The creative tension between chaos and hierarchy is a space characterized by a touch of both anomy and anarchy. Most people use anarchy to mean chaos, but it literally means without leaders. The word anomy means without law. The learning organization attempts to develop creativity and to collapse hierarchy, which is a creative balance between the need to make decisions and empirical and the need to be creative and holistic.


Being manic-depressive does not have this creative tension because it swings so completely from chaos to hierarchy that the creative tension is dysfunctional. Leaving hierarchy will lead to a manic-depressive swing to chaos if the system is allowed to dysfunction. In the same way that one must seize the opportunity in a conversation when space opens for dialogue, or when in mediation the facilitator must intercept and reframe client behaviour, leaving hierarchy is the space which opens the possibility to develop greater granular awareness of dynamic complexity.

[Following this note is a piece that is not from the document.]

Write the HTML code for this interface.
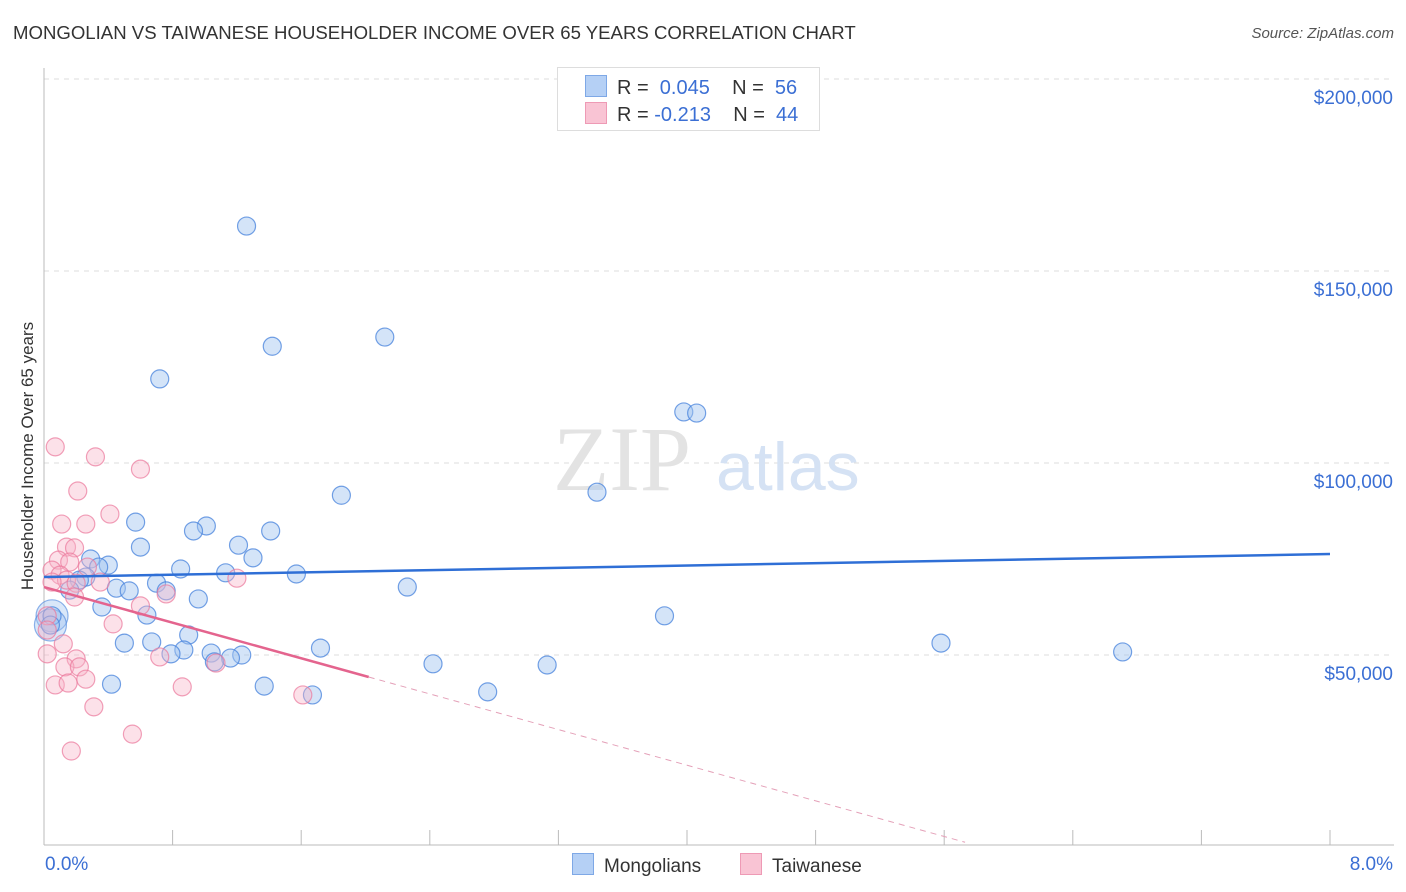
<!DOCTYPE html>
<html><head><meta charset="utf-8"><style>
body{margin:0;background:#fff;font-family:"Liberation Sans",sans-serif;}
#wrap{position:relative;width:1406px;height:892px;overflow:hidden;}
.t{position:absolute;white-space:nowrap;}
</style></head><body>
<div id="wrap">
<div class="t" style="left:13px;top:22px;font-size:18.6px;color:#333;">MONGOLIAN VS TAIWANESE HOUSEHOLDER INCOME OVER 65 YEARS CORRELATION CHART</div>
<div class="t" style="right:12px;top:25px;font-size:15px;color:#555;font-style:italic;">Source: ZipAtlas.com</div>
<div class="t" style="left:28px;top:456px;font-size:17px;color:#333;transform:translate(-50%,-50%) rotate(-90deg);">Householder Income Over 65 years</div>
<svg id="svg" width="1406" height="892" style="position:absolute;left:0;top:0"></svg>
</div>
<script>
const blueX=[1.26,1.42,2.12,0.72,3.98,4.06,1.85,3.44,0.57,1.01,0.93,1.41,0.60,1.21,1.30,0.29,0.40,0.34,0.85,1.13,1.57,0.26,0.22,0.70,0.45,0.53,0.76,2.26,0.16,0.96,0.36,0.64,3.86,0.05,0.04,0.90,0.50,0.67,5.58,1.72,0.87,0.79,1.04,1.23,1.16,1.06,6.71,2.42,3.13,0.42,1.37,2.76,1.67];
const blueY=[161.7,130.4,132.8,121.9,113.3,113.0,91.6,92.4,84.6,83.6,82.3,82.3,78.1,78.6,75.3,75.0,73.4,72.9,72.4,71.4,71.1,70.3,69.5,68.7,67.4,66.7,66.7,67.7,66.9,64.6,62.5,60.4,60.2,60.2,57.8,55.2,53.1,53.4,53.1,51.8,51.3,50.3,50.5,50.0,49.2,48.2,50.8,47.7,47.4,42.4,41.9,40.4,39.6];
const pinkX=[0.07,0.32,0.60,0.21,0.41,0.11,0.26,0.14,0.19,0.09,0.16,0.27,0.05,0.10,0.14,0.05,0.20,0.35,1.20,0.19,0.76,0.60,0.02,0.02,0.43,0.12,0.02,0.72,0.20,0.13,0.22,1.07,0.26,0.07,0.15,0.86,1.61,0.31,0.55,0.17];
const pinkY=[104.2,101.6,98.4,92.7,86.7,84.1,84.1,78.1,77.9,74.7,74.2,72.9,72.1,70.8,69.5,69.0,68.7,69.0,70.0,65.1,65.9,62.8,60.2,56.5,58.1,52.9,50.3,49.5,49.0,46.9,46.9,47.9,43.7,42.2,42.7,41.7,39.6,36.5,29.4,25.0];
const yTicks=[50,100,150,200];
const yTickLabels=["$50,000","$100,000","$150,000","$200,000"];
const blueTrend=[70.3,76.3];
const pinkTrend=[67.7,-11.6];
const bigBlue=[0.05,0.04];
const sx=v=>44+v/8*1286, sy=v=>847-v/50*192;
const svg=document.getElementById('svg');const NS='http://www.w3.org/2000/svg';
function mk(tag,attrs,parent){const e=document.createElementNS(NS,tag);for(const k in attrs)e.setAttribute(k,attrs[k]);(parent||svg).appendChild(e);return e;}
yTicks.forEach((t,i)=>{
 const g=mk('line',{x1:44,x2:1394,y1:sy(t),y2:sy(t),stroke:'#ddd','stroke-dasharray':'5,5'});
 
 
 const tx=mk('text',{x:1393,y:sy(t)+25,'text-anchor':'end','font-size':19,fill:'#3b6fd4','font-family':'Liberation Sans, sans-serif'});tx.textContent=yTickLabels[i];
 
 
});
mk('line',{x1:44,x2:44,y1:68,y2:845,stroke:'#bbb'});
mk('line',{x1:44,x2:1394,y1:845,y2:845,stroke:'#bbb'});
for(let i=0;i<=10;i++){const x=sx(i*0.8);const tk=mk('line',{x1:x,x2:x,y1:830,y2:845,stroke:'#bbb'});
 
 }
[[0,'0.0%','start',45],[8,'8.0%','end',1393]].forEach(a=>{const t=mk('text',{x:a[3],y:870,'text-anchor':a[2],'font-size':19,fill:'#3b6fd4','font-family':'Liberation Sans, sans-serif'});t.textContent=a[1];
 
 });
const wm=mk('text',{x:553,y:490,'font-size':92,fill:'#e3e3e3','font-family':'Liberation Serif, serif'});wm.textContent='ZIP';


const wm2=mk('text',{x:716,y:490,'font-size':68,fill:'#d5e2f4','font-family':'Liberation Sans, sans-serif'});wm2.textContent='atlas';


bigBlue.forEach((v,i)=>{const c=mk('circle',{cx:sx(v),cy:sy(i?57.8:60.2),r:16,fill:'rgba(160,196,240,0.4)',stroke:'rgba(70,130,220,0.6)','stroke-width':1.2});
 
 });
blueX.forEach((x,i)=>{const c=mk('circle',{cx:sx(x),cy:sy(blueY[i]),r:9,fill:'rgba(160,196,240,0.45)',stroke:'rgba(70,130,220,0.75)','stroke-width':1.2});
 
 });
pinkX.forEach((x,i)=>{const c=mk('circle',{cx:sx(x),cy:sy(pinkY[i]),r:9,fill:'rgba(248,180,200,0.4)',stroke:'rgba(235,120,155,0.7)','stroke-width':1.2});
 
 });
const bl=mk('line',{x1:sx(0),y1:sy(blueTrend[0]),x2:sx(8),y2:sy(blueTrend[1]),stroke:'#2f6fd6','stroke-width':2.5});


const pf=x=>pinkTrend[0]+pinkTrend[1]*x;
const pl=mk('line',{x1:sx(0),y1:sy(pf(0)),x2:sx(2.02),y2:sy(pf(2.02)),stroke:'#e4648e','stroke-width':2.5});


const pd=mk('line',{x1:sx(2.02),y1:sy(pf(2.02)),x2:sx(5.73),y2:sy(pf(5.73)),stroke:'#e4a0b8','stroke-width':1,'stroke-dasharray':'6,5'});


</script>
<div class="t" style="left:557px;top:67px;width:261px;height:62px;border:1px solid #ddd;background:#fff;font-size:20px;color:#333;">
 <div style="position:absolute;left:27px;top:7px;"><span style="display:inline-block;width:20px;height:20px;background:#b5d0f5;border:1px solid #7ea8e6;vertical-align:-3px;margin-right:10px"></span>R = <span style="color:#3b6fd4">&nbsp;0.045</span>&nbsp;&nbsp;&nbsp; N = <span style="color:#3b6fd4">&nbsp;56</span></div>
 <div style="position:absolute;left:27px;top:34px;"><span style="display:inline-block;width:20px;height:20px;background:#f9c4d4;border:1px solid #ee9ab5;vertical-align:-3px;margin-right:10px"></span>R = <span style="color:#3b6fd4">-0.213</span>&nbsp;&nbsp;&nbsp; N = <span style="color:#3b6fd4">&nbsp;44</span></div>
</div>
<div class="t" style="left:572px;top:853px;font-size:19px;color:#333;"><span style="display:inline-block;width:20px;height:20px;background:#b5d0f5;border:1px solid #7ea8e6;vertical-align:-3px;margin-right:10px"></span>Mongolians</div>
<div class="t" style="left:740px;top:853px;font-size:19px;color:#333;"><span style="display:inline-block;width:20px;height:20px;background:#f9c4d4;border:1px solid #ee9ab5;vertical-align:-3px;margin-right:10px"></span>Taiwanese</div>
</body></html>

Granular awareness of dynamic complexity is the ability to think, feel, and see ideas, positions, people and events as all of their elements, their parts, at the same time as seeing the whole. In addition, when sensing the parts of this thing, it is possible to see the parts in context to each other, to the whole, and to other whole systems.


  1. Conclusion


Recognizing the historicity of the cultures presented in Cultural Creatives, and the possible existence of other subcultures, is the key to recognizing the necessity for an equilibrium of these subcultures. This equilibrium, not the dominance of one subculture over the others, is what will create a sustainable future that avoids social upheavals.


Each subculture has issues and ideas attached to authentic interests and values. Creative tension between these subcultures will help create a way for these subcultures to share strategies for moving the inevitable conflict from diversity farther down the continuum of conflict.